Unsuspected sources of inspiration, as yet unutilised, abound in the writings of the Pythagoreans, the Essenes, and even the Neo-Platonists. The creators of future religions are likely to draw much water from these wells, but Christian Science can lay claim to be the first to have made use of the mysticism of the past in a practical fashion, so that its adherents rejoice in the prospect of endless life, even as did the visionaries of former ages.

When one examines the doctrine closely, its lack of originality becomes apparent. The idea that matter does not exist has had numerous protagonists in the realms of philosophy, and is ardently defended by Berkeley. In the dialogues of Hylas and Philonous, the latter speaks of the "absolute impossibility" of matter, which has no existence apart from spirit. But Mrs. Eddy succeeded in giving this purely metaphysical conception a concrete value in the affairs of every-day life.

She opened the first School of Christian Science Mind-healing in 1867 with one student; towards the end of the century her followers numbered close on a hundred thousand; while to-day the "Mother Church" can boast over a million adherents, to say nothing of its financial resources.

Without doubt suggestion is the basis of the miraculous cures which are the pride of Christian Science, but the prophetess and her followers have always denied this. As Jesus ignored the power of suggestion, they also must not only ignore it, but wage merciless war upon it. They deny both suggestion and matter, while making use of each—but neither the use of suggestion nor the doctrine of the non-existence of matter could alone or together have procured for the new sect its truly phenomenal success. That is due largely to ingenious methods of publicity, on the most modern lines (and is not advertisement itself one of the most effective forms of suggestion?). When one miraculous cure after another was announced, money flowed in, and Mrs. Eddy made use of it to increase the numbers of believers.

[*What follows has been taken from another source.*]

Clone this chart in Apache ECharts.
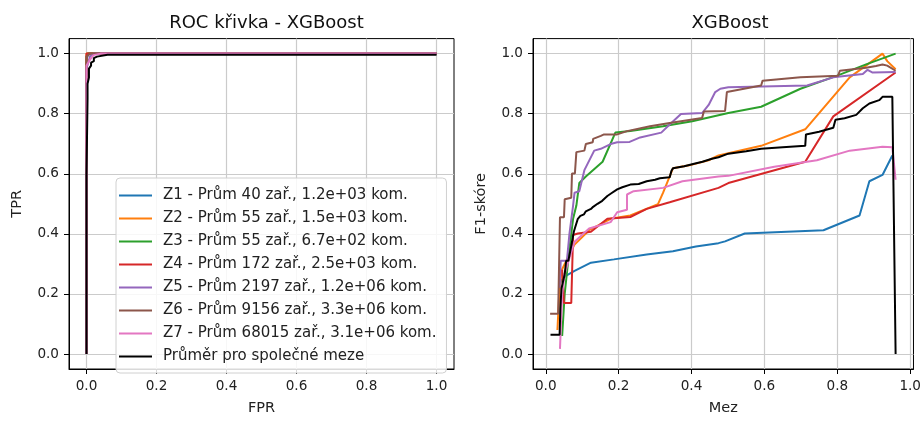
<!DOCTYPE html>
<html><head><meta charset="utf-8">
<script src="https://cdn.jsdelivr.net/npm/echarts@6/dist/echarts.min.js"></script>
<style>html,body{margin:0;padding:0;background:#fff}#c{width:924px;height:421px}</style>
</head><body><div id="c"></div>
<script>
// ---- data ----
const seriesNames = [
  'Z1 - Prům 40 zař., 1.2e+03 kom.',
  'Z2 - Prům 55 zař., 1.5e+03 kom.',
  'Z3 - Prům 55 zař., 6.7e+02 kom.',
  'Z4 - Prům 172 zař., 2.5e+03 kom.',
  'Z5 - Prům 2197 zař., 1.2e+06 kom.',
  'Z6 - Prům 9156 zař., 3.3e+06 kom.',
  'Z7 - Prům 68015 zař., 3.1e+06 kom.',
  'Průměr pro společné meze'
];
const tickValues = [0, 0.2, 0.4, 0.6, 0.8, 1.0];

// ROC curves [FPR, TPR]
const rocZ1 = [[0,0],[0,0.98],[0.005,1],[1,1]];
const rocZ2 = [[0,0],[0,1],[1,1]];
const rocZ3 = [[0,0],[0,0.99],[0.003,1],[1,1]];
const rocZ4 = [[0,0],[0,1],[1,1]];
const rocZ5 = [[0,0],[0,0.95],[0.005,0.97],[0.01,0.99],[0.02,1],[1,1]];
const rocZ6 = [[0,0],[0,0.99],[0.01,1],[1,1]];
const rocZ7 = [[0,0],[0,0.96],[0.01,0.98],[0.02,0.995],[0.04,1],[1,1]];
const rocAvg = [[0,0],[0,0.6],[0.003,0.85],[0.003,0.9],[0.007,0.92],[0.007,0.95],[0.013,0.96],[0.013,0.97],[0.021,0.975],[0.021,0.985],[0.03,0.99],[0.06,0.996],[1,0.996]];

// F1 vs threshold [Mez, F1]
const f1Z1 = [[0.039,0.234],[0.043,0.245],[0.055,0.26],[0.079,0.277],[0.124,0.304],[0.187,0.315],[0.277,0.331],[0.349,0.342],[0.412,0.358],[0.474,0.369],[0.492,0.375],[0.546,0.401],[0.762,0.412],[0.861,0.461],[0.888,0.575],[0.924,0.596],[0.951,0.661]];
const f1Z2 = [[0.032,0.08],[0.037,0.2],[0.043,0.277],[0.06,0.32],[0.079,0.364],[0.119,0.412],[0.178,0.45],[0.232,0.461],[0.308,0.499],[0.322,0.537],[0.349,0.618],[0.394,0.628],[0.447,0.645],[0.474,0.661],[0.591,0.693],[0.712,0.748],[0.834,0.921],[0.924,1.0],[0.937,0.975],[0.96,0.948]];
const f1Z3 = [[0.045,0.06],[0.052,0.2],[0.065,0.35],[0.075,0.45],[0.084,0.494],[0.092,0.569],[0.11,0.591],[0.156,0.64],[0.191,0.737],[0.232,0.742],[0.322,0.758],[0.402,0.775],[0.501,0.802],[0.591,0.823],[0.699,0.883],[0.798,0.926],[0.879,0.964],[0.96,1.0]];
const f1Z4 = [[0.045,0.28],[0.05,0.17],[0.07,0.17],[0.075,0.396],[0.088,0.401],[0.124,0.407],[0.169,0.45],[0.232,0.456],[0.277,0.483],[0.34,0.505],[0.474,0.553],[0.501,0.569],[0.712,0.64],[0.789,0.791],[0.96,0.937]];
const f1Z5 = [[0.038,0.22],[0.041,0.31],[0.058,0.31],[0.065,0.4],[0.075,0.494],[0.079,0.537],[0.092,0.542],[0.106,0.612],[0.133,0.677],[0.151,0.683],[0.178,0.699],[0.196,0.705],[0.23,0.706],[0.259,0.721],[0.317,0.737],[0.34,0.764],[0.371,0.799],[0.429,0.802],[0.447,0.829],[0.465,0.872],[0.479,0.883],[0.501,0.888],[0.717,0.894],[0.789,0.921],[0.87,0.932],[0.883,0.946],[0.897,0.937],[0.96,0.939]];
const f1Z6 = [[0.012,0.134],[0.034,0.134],[0.039,0.455],[0.05,0.455],[0.052,0.515],[0.07,0.52],[0.072,0.601],[0.08,0.601],[0.084,0.672],[0.106,0.677],[0.11,0.699],[0.129,0.705],[0.13,0.716],[0.151,0.726],[0.16,0.731],[0.196,0.731],[0.223,0.742],[0.286,0.758],[0.34,0.769],[0.429,0.786],[0.434,0.807],[0.492,0.809],[0.497,0.872],[0.591,0.894],[0.595,0.91],[0.699,0.921],[0.802,0.926],[0.807,0.943],[0.879,0.953],[0.906,0.959],[0.924,0.964],[0.937,0.96],[0.96,0.943]];
const f1Z7 = [[0.039,0.017],[0.045,0.2],[0.052,0.266],[0.06,0.3],[0.079,0.374],[0.119,0.418],[0.178,0.439],[0.196,0.472],[0.223,0.48],[0.223,0.531],[0.241,0.542],[0.322,0.553],[0.375,0.575],[0.474,0.591],[0.501,0.593],[0.627,0.623],[0.744,0.645],[0.834,0.677],[0.924,0.69],[0.951,0.688],[0.96,0.58]];
const f1Avg = [[0.013,0.064],[0.038,0.064],[0.04,0.15],[0.043,0.217],[0.046,0.22],[0.052,0.266],[0.056,0.31],[0.062,0.31],[0.07,0.36],[0.077,0.407],[0.088,0.45],[0.095,0.46],[0.105,0.465],[0.11,0.475],[0.124,0.483],[0.13,0.49],[0.142,0.5],[0.155,0.51],[0.169,0.526],[0.18,0.535],[0.196,0.548],[0.21,0.555],[0.232,0.564],[0.255,0.566],[0.277,0.575],[0.3,0.58],[0.313,0.585],[0.34,0.588],[0.345,0.61],[0.349,0.618],[0.38,0.625],[0.41,0.634],[0.43,0.64],[0.456,0.65],[0.474,0.655],[0.501,0.667],[0.55,0.675],[0.591,0.683],[0.65,0.688],[0.712,0.693],[0.714,0.731],[0.75,0.74],[0.789,0.753],[0.795,0.78],[0.82,0.785],[0.852,0.796],[0.87,0.818],[0.888,0.834],[0.915,0.845],[0.924,0.856],[0.951,0.856],[0.955,0.85],[0.96,0.0]];

const rocData = [rocZ1, rocZ2, rocZ3, rocZ4, rocZ5, rocZ6, rocZ7, rocAvg];
const f1Data = [f1Z1, f1Z2, f1Z3, f1Z4, f1Z5, f1Z6, f1Z7, f1Avg];
const colors = ['#1f77b4','#ff7f0e','#2ca02c','#d62728','#9467bd','#8c564b','#e377c2','#000000'];

// ---- chart ----
const FONT = 'DejaVu Sans';
const chart = echarts.init(document.getElementById('c'), null, {renderer: 'canvas'});

function xAx(gi, min, max, name) {
  return {
    type: 'value', gridIndex: gi, min: min, max: max, name: name,
    nameLocation: 'middle', nameGap: 32,
    nameTextStyle: {fontFamily: FONT, fontSize: 14.5, color: '#222'},
    axisLine: {show: true, onZero: false, lineStyle: {color: '#000', width: 1}},
    axisTick: {show: true, inside: false, length: 5, customValues: tickValues, lineStyle: {color: '#000'}},
    axisLabel: {customValues: tickValues, formatter: v => v.toFixed(1), margin: 10,
      fontFamily: FONT, fontSize: 13.6, color: '#222'},
    splitLine: {show: true, lineStyle: {color: '#cbcbcb', width: 1.2}}
  };
}
function yAx(gi, name) {
  return {
    type: 'value', gridIndex: gi, min: -0.05, max: 1.05, name: name,
    nameLocation: 'middle', nameGap: 44,
    nameTextStyle: {fontFamily: FONT, fontSize: 14.5, color: '#222'},
    axisLine: {show: true, onZero: false, lineStyle: {color: '#000', width: 1}},
    axisTick: {show: true, inside: false, length: 5, customValues: tickValues, lineStyle: {color: '#000'}},
    axisLabel: {customValues: tickValues, formatter: v => v.toFixed(1), margin: 10,
      fontFamily: FONT, fontSize: 13.6, color: '#222'},
    splitLine: {show: true, lineStyle: {color: '#cbcbcb', width: 1.2}}
  };
}

const series = [];
rocData.forEach((d, i) => series.push({
  name: seriesNames[i], type: 'line', xAxisIndex: 0, yAxisIndex: 0, data: d,
  symbol: 'none', color: colors[i], lineStyle: {width: 2, color: colors[i]}, animation: false, z: 2 + i
}));
f1Data.forEach((d, i) => series.push({
  name: seriesNames[i], type: 'line', xAxisIndex: 1, yAxisIndex: 1, data: d,
  symbol: 'none', color: colors[i], lineStyle: {width: 2, color: colors[i]}, animation: false, z: 2 + i
}));

chart.setOption({
  animation: false,
  backgroundColor: '#fff',
  title: [
    {text: 'ROC křivka - XGBoost', left: 261.5, top: 9, textAlign: 'center',
     textStyle: {fontFamily: FONT, fontSize: 18, fontWeight: 'normal', color: '#111'}},
    {text: 'XGBoost', left: 725, top: 9, textAlign: 'center',
     textStyle: {fontFamily: FONT, fontSize: 18, fontWeight: 'normal', color: '#111'}}
  ],
  grid: [
    {left: 69, top: 38.6, width: 385, height: 338.4, show: true, borderColor: '#000', borderWidth: 1, containLabel: false},
    {left: 533, top: 38.6, width: 384, height: 338.4, show: true, borderColor: '#000', borderWidth: 1, containLabel: false}
  ],
  xAxis: [xAx(0, -0.05, 1.05, 'FPR'), xAx(1, -0.035, 1.009, 'Mez')],
  yAxis: [yAx(0, 'TPR'), yAx(1, 'F1-skóre')],
  legend: {
    show: true, data: seriesNames, orient: 'vertical', left: 116, top: 178,
    icon: 'rect', itemWidth: 33, itemHeight: 2.2, itemGap: 6,
    padding: [9, 10, 8, 3],
    backgroundColor: 'rgba(255,255,255,0.85)', borderColor: '#d0d0d0', borderWidth: 1, borderRadius: 4,
    textStyle: {fontFamily: FONT, fontSize: 15, color: '#222', padding: [0, 0, 0, 6], lineHeight: 17},
    selectedMode: false
  },
  series: series
});
</script></body></html>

Adapting herself to the mentality of her hearers, or readers, she demanded large fees for the manifestations of the "spirit" which was incarnated in herself and her helpers, and left behind her when she died, an immense personal fortune, and hundreds of prosperous churches. "Matter" does not seem to be altogether negligible, even for pure spirits who do not believe in its existence, and consider it an invention of the devil!

[1] See La Philosophie de la LongevitÉ (BibliothÈque de Philosophie Contemporaine, FÉlix Alcan, 12th edition), by Jean Finot.